Mathew headshot

Emerson Fellow

Roshin Mathew

12th Class, 2005-2006

Roshin received her political science degree from Oregon’s Reed College in 2004 and taught English at a middle school in Japan for a year afterward.  She traveled extensively in Japan and South East Asia where she volunteered with homeless squatters in Osaka and recorded the stories of Khmer Rouge survivors in Ankor Wat.  Roshin spent a summer in Cape Town, South Africa where she wrote a case study on the city’s juvenile crime system.  She also taught after school classes on film at a Portland middle school and worked at Sister’s of the Road Café, a restaurant which caters to Portland’s homeless population.

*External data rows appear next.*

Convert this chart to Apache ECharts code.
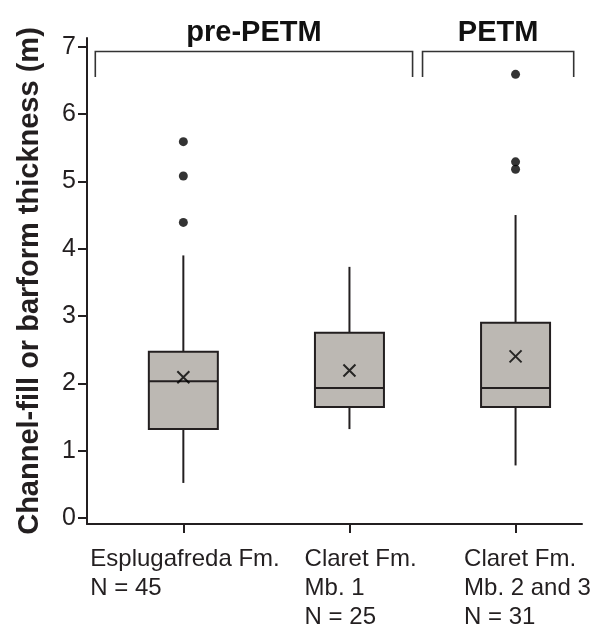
<!DOCTYPE html>
<html>
<head>
<meta charset="utf-8">
<script src="https://cdn.jsdelivr.net/npm/echarts@6/dist/echarts.min.js"></script>
<style>
  html, body { margin: 0; padding: 0; background: #fff; }
  #main { width: 591px; height: 635px; }
</style>
</head>
<body>
<div id="main"></div>
<script>
// data (m)
var categories = ['Esplugafreda Fm.\nN = 45', 'Claret Fm.\nMb. 1\nN = 25', 'Claret Fm.\nMb. 2 and 3\nN = 31'];
var positions = [1, 2, 3];
var lowWhisker = [0.52, 1.32, 0.78];
var q1 = [1.32, 1.65, 1.65];
var median = [2.03, 1.93, 1.93];
var q3 = [2.47, 2.75, 2.90];
var highWhisker = [3.90, 3.73, 4.50];
var means = [2.09, 2.19, 2.40];
var outliers = [[1, 5.59], [1, 5.08], [1, 4.39], [3, 6.59], [3, 5.29], [3, 5.18]];
var yTicks = [0, 1, 2, 3, 4, 5, 6, 7];
var groups = ['pre-PETM', 'PETM'];
var groupStart = [0.47, 2.44];
var groupEnd = [2.38, 3.35];

// layout only: labels are left aligned, shifted from their tick
var labelShift = [-0.56, -0.27, -0.31];
var ink = '#231f20';

var myChart = echarts.init(document.getElementById('main'));

var labelValues = positions.map(function (p, i) { return p + labelShift[i]; });

var boxData = positions.map(function (p, i) {
    return [p, lowWhisker[i], q1[i], median[i], q3[i], highWhisker[i]];
});

var option = {
    backgroundColor: '#fff',
    animation: false,
    grid: { left: 87, right: 9, top: 38, bottom: 111, outerBoundsMode: 'none' },
    xAxis: {
        type: 'value',
        min: 0.42,
        max: 3.40,
        splitLine: { show: false },
        axisLine: { show: true, onZero: false, lineStyle: { color: ink, width: 2 } },
        axisTick: { show: true, length: 9, customValues: positions, lineStyle: { color: ink, width: 2 } },
        axisLabel: {
            customValues: labelValues,
            formatter: function (v) {
                for (var i = 0; i < labelValues.length; i++) {
                    if (Math.abs(labelValues[i] - v) < 1e-6) return categories[i];
                }
                return '';
            },
            align: 'left',
            verticalAlign: 'top',
            margin: 21,
            fontFamily: 'Liberation Sans',
            fontSize: 24,
            lineHeight: 29,
            color: ink
        }
    },
    yAxis: {
        type: 'value',
        min: -0.09,
        max: 7.13,
        name: 'Channel-fill or barform thickness (m)',
        nameLocation: 'middle',
        nameGap: 43,
        nameTextStyle: { fontFamily: 'Liberation Sans', fontSize: 29, fontWeight: 'bold', color: ink },
        splitLine: { show: false },
        axisLine: { show: true, lineStyle: { color: ink, width: 2 } },
        axisTick: { show: true, length: 9, customValues: yTicks, lineStyle: { color: ink, width: 2 } },
        axisLabel: {
            customValues: yTicks,
            margin: 11,
            fontFamily: 'Liberation Sans',
            fontSize: 25,
            color: ink
        }
    },
    series: [
        {
            type: 'custom',
            name: 'boxes',
            data: boxData,
            encode: { x: 0, y: [1, 2, 3, 4, 5] },
            renderItem: function (params, api) {
                var x = api.value(0);
                var c = function (d) { return api.coord([x, api.value(d)]); };
                var half = 34.5;
                var lo = c(1), b1 = c(2), md = c(3), b3 = c(4), hi = c(5);
                var st = { stroke: ink, lineWidth: 2 };
                return {
                    type: 'group',
                    children: [
                        { type: 'line', shape: { x1: hi[0], y1: hi[1], x2: b3[0], y2: b3[1] }, style: st },
                        { type: 'line', shape: { x1: lo[0], y1: lo[1], x2: b1[0], y2: b1[1] }, style: st },
                        { type: 'rect', shape: { x: b3[0] - half, y: b3[1], width: half * 2, height: b1[1] - b3[1] },
                          style: { fill: '#bcb8b3', stroke: ink, lineWidth: 2 } },
                        { type: 'line', shape: { x1: md[0] - half, y1: md[1], x2: md[0] + half, y2: md[1] }, style: st }
                    ]
                };
            }
        },
        {
            type: 'scatter',
            name: 'outliers',
            data: outliers,
            symbol: 'circle',
            symbolSize: 9,
            itemStyle: { color: '#000' }
        },
        {
            type: 'scatter',
            name: 'mean',
            data: positions.map(function (p, i) { return [p, means[i]]; }),
            symbol: 'path://M0,0L10,10M10,0L0,10',
            symbolSize: 12,
            itemStyle: { color: 'none', borderColor: '#000', borderWidth: 2 }
        },
        {
            type: 'custom',
            name: 'groups',
            data: groups.map(function (g, i) { return [groupStart[i], groupEnd[i], i]; }),
            encode: { x: [0, 1] },
            renderItem: function (params, api) {
                var i = api.value(2);
                var a = api.coord([api.value(0), 6.55]);
                var b = api.coord([api.value(0), 6.93]);
                var d = api.coord([api.value(1), 6.93]);
                var e = api.coord([api.value(1), 6.55]);
                return {
                    type: 'group',
                    children: [
                        { type: 'polyline', shape: { points: [a, b, d, e] },
                          style: { stroke: '#333', lineWidth: 1.6, fill: 'none' } },
                        { type: 'text', style: {
                            text: groups[i], x: (b[0] + d[0]) / 2, y: b[1] - 18,
                            align: 'center', verticalAlign: 'middle',
                            fontFamily: 'Liberation Sans', fontSize: 29, fontWeight: 'bold', fill: '#111'
                        } }
                    ]
                };
            }
        }
    ]
};

myChart.setOption(option);
</script>
</body>
</html>
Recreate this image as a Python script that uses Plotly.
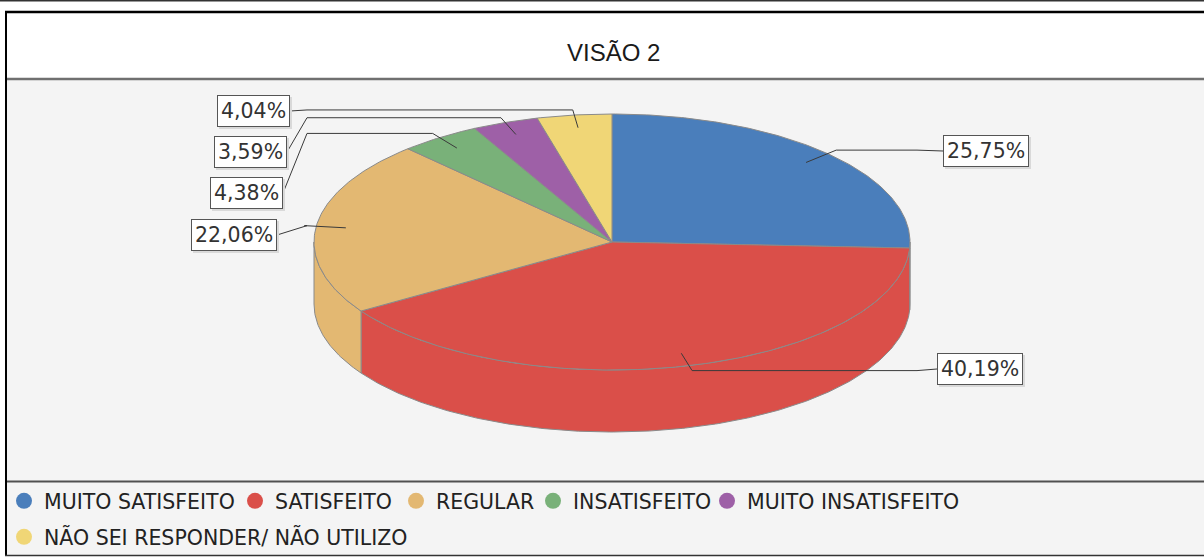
import numpy as np
import plotly.graph_objects as go

# ---------------- data ----------------
categories = ["MUITO SATISFEITO", "SATISFEITO", "REGULAR", "INSATISFEITO",
              "MUITO INSATISFEITO", "NÃO SEI RESPONDER/ NÃO UTILIZO"]
values = [25.75, 40.19, 22.06, 4.38, 3.59, 4.04]
value_labels = ["25,75%", "40,19%", "22,06%", "4,38%", "3,59%", "4,04%"]
colors = ["#4A7EBB", "#DA4F49", "#E3B872", "#79B179", "#9E60A7", "#F0D676"]
title_text = "VISÃO 2"

# ---------------- layout / geometry (pixel space) ----------------
W, H = 1204, 557
CX, CY, RX, RY, DEPTH = 612, 242, 298, 128, 62
EDGE = "#8a8a8a"
LINK = "#3a3a3a"
# label box anchor (edge x, centre y) and side
label_box = [(943, 151, "r"), (937, 369, "r"), (277, 235, "l"),
             (283, 193, "l"), (287, 152, "l"), (290, 111, "l")]
LINK_X_LEFT, LINK_X_RIGHT = 307, 917
FONT = "DejaVu Sans"
# legend entry placement (left px, row)
legend_pos = [(4, 0), (235, 0), (396, 0), (533, 0), (707, 0), (4, 1)]


def ept(a_deg, f=1.0, dy=0.0):
    a = np.radians(a_deg)
    return CX + f * RX * np.cos(a), CY - f * RY * np.sin(a) + dy


def arc(a0, a1, n=None, f=1.0, dy=0.0):
    if n is None:
        n = max(8, int(abs(a1 - a0) * 1.5))
    t = np.linspace(a0, a1, n)
    xs, ys = ept(t, f, dy)
    return list(xs), list(ys)


total = sum(values)
cum = np.concatenate([[0], np.cumsum(values)]) / total
starts = 90 - 360 * cum[:-1]
ends = 90 - 360 * cum[1:]

fig = go.Figure()

# walls (front, lower half of ellipse)
for i, (a0, a1) in enumerate(zip(starts, ends)):
    lo, hi = a1, a0
    for k in range(-2, 3):
        s = max(lo, -180 - 360 * k)
        e = min(hi, 0 - 360 * k)
        if e - s > 1e-6:
            tx, ty = arc(e, s)
            bx, by = arc(s, e, dy=DEPTH)
            fig.add_trace(go.Scatter(
                x=tx + bx + [tx[0]], y=ty + by + [ty[0]], mode="lines",
                fill="toself", fillcolor=colors[i],
                line=dict(color=EDGE, width=1), hoverinfo="skip",
                showlegend=False))

# top faces
for i, (a0, a1) in enumerate(zip(starts, ends)):
    ax, ay = arc(a0, a1)
    fig.add_trace(go.Scatter(
        x=[CX] + ax + [CX], y=[CY] + ay + [CY], mode="lines",
        fill="toself", fillcolor=colors[i],
        line=dict(color=EDGE, width=1), hoverinfo="skip", showlegend=False))

# label links
annotations = []
for i, (a0, a1) in enumerate(zip(starts, ends)):
    mid = (a0 + a1) / 2
    p1 = ept(mid, 0.9)
    p2 = ept(mid, 1.04)
    bx_, by_, side = label_box[i]
    lx = LINK_X_RIGHT if side == "r" else LINK_X_LEFT
    xs = [p1[0], p2[0], lx, bx_]
    ys = [p1[1], p2[1], p2[1], by_]
    fig.add_trace(go.Scatter(x=xs, y=ys, mode="lines",
                             line=dict(color=LINK, width=1),
                             hoverinfo="skip", showlegend=False))
    xanchor = "left" if side == "r" else "right"
    # shadow
    annotations.append(dict(x=bx_, y=by_, xref="x", yref="y", text=value_labels[i],
                            showarrow=False, xanchor=xanchor, yanchor="middle",
                            xshift=2, yshift=-2,
                            font=dict(family=FONT, size=20.5, color="#d9d9d9"),
                            bgcolor="#d9d9d9", bordercolor="#d9d9d9",
                            borderwidth=1, borderpad=3))
    annotations.append(dict(x=bx_, y=by_, xref="x", yref="y", text=value_labels[i],
                            showarrow=False, xanchor=xanchor, yanchor="middle",
                            font=dict(family=FONT, size=20.5, color="#333333"),
                            bgcolor="#ffffff", bordercolor="#555555",
                            borderwidth=1, borderpad=3))

# legend entries (one legend per entry for exact placement)
legend_layouts = {}
for i, c in enumerate(categories):
    key = "legend" if i == 0 else f"legend{i + 1}"
    fig.add_trace(go.Scatter(
        x=[None], y=[None], mode="markers", name=c,
        marker=dict(size=18, color=colors[i], symbol="circle",
                    line=dict(width=0)),
        legend=key))
    lx_px, row = legend_pos[i]
    if row == 0:
        ypos, yanchor = 1 - 481 / H, "top"
    else:
        ypos, yanchor = 0.0, "bottom"
    legend_layouts[key] = dict(
        orientation="h", x=lx_px / W, y=ypos, xanchor="left", yanchor=yanchor,
        bgcolor="rgba(0,0,0,0)",
        font=dict(family=FONT, size=20.5, color="#222222"),
        itemclick=False, itemdoubleclick=False)

annotations.append(dict(x=613, y=52, xref="x", yref="y", text=title_text,
                        showarrow=False, xanchor="center", yanchor="middle",
                        font=dict(family="Liberation Sans", size=24, color="#1a1a1a")))

shapes = [
    dict(type="rect", x0=6, x1=W, y0=80, y1=555, xref="x", yref="y",
         fillcolor="#f4f4f4", line=dict(width=0), layer="below"),
    dict(type="line", x0=0, x1=W, y0=0.7, y1=0.7, xref="x", yref="y",
         line=dict(color="#333333", width=1.5)),
    dict(type="line", x0=5, x1=W, y0=12, y1=12, xref="x", yref="y",
         line=dict(color="#000000", width=2.5)),
    dict(type="line", x0=6, x1=W, y0=79, y1=79, xref="x", yref="y",
         line=dict(color="#707070", width=2.5)),
    dict(type="line", x0=6, x1=W, y0=481.5, y1=481.5, xref="x", yref="y",
         line=dict(color="#505050", width=2)),
    dict(type="line", x0=6, x1=6, y0=11, y1=556, xref="x", yref="y",
         line=dict(color="#000000", width=2)),
    dict(type="line", x0=5, x1=W, y0=555.5, y1=555.5, xref="x", yref="y",
         line=dict(color="#333333", width=1.5)),
]

fig.update_layout(
    width=W, height=H, autosize=False,
    margin=dict(l=0, r=0, t=0, b=0, pad=0),
    paper_bgcolor="#ffffff", plot_bgcolor="rgba(0,0,0,0)",
    xaxis=dict(range=[0, W], visible=False, fixedrange=True),
    yaxis=dict(range=[H, 0], visible=False, fixedrange=True),
    showlegend=True,
    annotations=annotations,
    shapes=shapes,
    **legend_layouts,
)

fig.write_html("out.html", config={"displayModeBar": False},
               post_script="document.body.style.margin='0';document.body.style.overflow='hidden';")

Field placement: Ladder Up / Center for Economic Progress

Chicago, Illinois

Roshin was the Capacity Building and Training Liaison for the Center for Economic Progress.  She worked with local child care providers to develop and implement an evaluation guide to determine and improve the impact of the Center's Family Child Care Tax Project, the provider's usage of the federal Child and Adult Care Food Program, compliance issues, and other factors that could improve the economic prosperity of the providers and the quality of care for the children that they serve.

Policy placement: Connect For Kids

Washington, D.C.

At Connect for Kids, Roshin functioned as both a journalist and advocate.  In the capacity of a journalist, she wrote four feature length articles about children and the various hunger, nutrition, and poverty issues that they face.  Her advocacy work included organizing potential partners who work on juvenile justice delinquency prevention and analyzing data on the effects of current legislative programs on the juvenile justice system.

Hunger Free Community Report

The Special Financial Educational Report aired on WLUW 88.7 F.M.’s Community News report.  The radio feature included interviews with experts in the field of volunteer income tax preparation and the earned income tax credit.  The report provided listeners with information on how they could increase the amount of the refund which working families received.